What this dot point is asking

A persuasive text is a common choice in the Creating Texts folio (worth 40% of your SACE Stage 2 English grade). It might take the form of an opinion column, a speech, an open letter or a feature article with an argumentative edge. The performance standards reward texts crafted for purpose and audience and controlled, effective use of language and stylistic features - so persuasion here is judged as craft, not just as having strong opinions.

The core of any persuasive piece is a clear contention - the single position you want your audience to accept - and a line of argument that builds toward it. Decide your contention first, then sequence your reasons so each one prepares the ground for the next.

Argument first, devices second

Rhetorical devices are powerful only when they carry an actual argument. The most persuasive writing reasons well and also sounds compelling; writing that is all device and no substance reads as hollow to a discerning marker.

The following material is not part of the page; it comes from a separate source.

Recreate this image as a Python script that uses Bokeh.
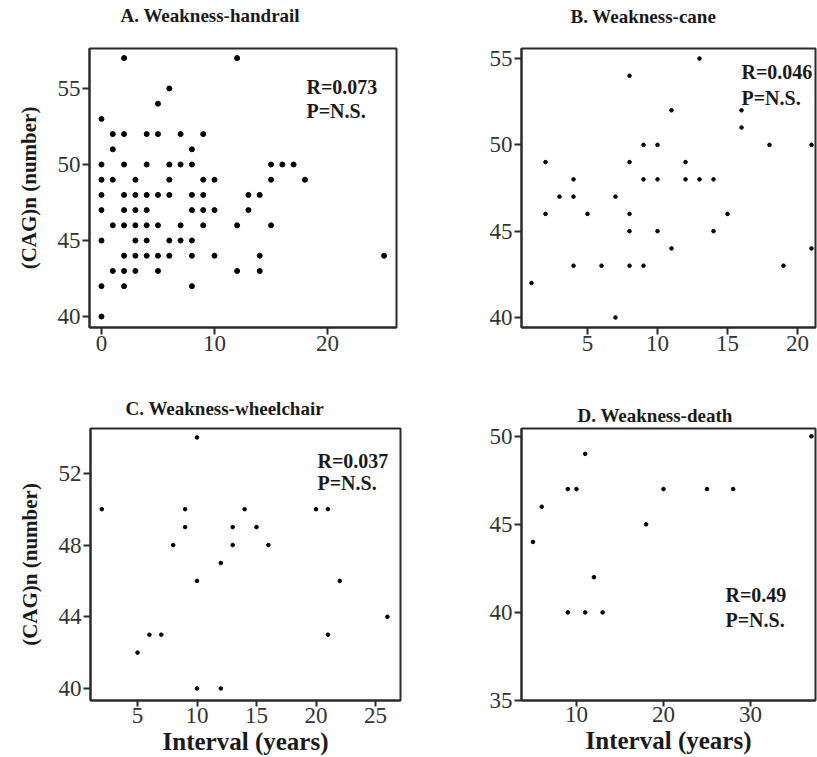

Match rhetoric to audience

Choose appeals that suit who you are addressing. Appeals to fairness, to self-interest, to shared identity, to evidence and authority each land differently with different readers. Inclusive pronouns, rhetorical questions, anecdote, expert evidence, and a calibrated emotional register are tools - use the ones that move this audience, and vary intensity so the piece builds rather than shouting from the first line.

Common error

Close by leaving your audience with a clear sense of what follows from accepting your contention - a call to act, a reframed way of seeing the issue, a final memorable line. Because your folio includes a Writer's Statement, also stay conscious of why you are making each choice: a strong persuasive piece is one whose strategy you could later explain. The dot point asks you to position a specific audience, so success looks like a reader who, by the end, finds your position harder to dismiss than they did at the start.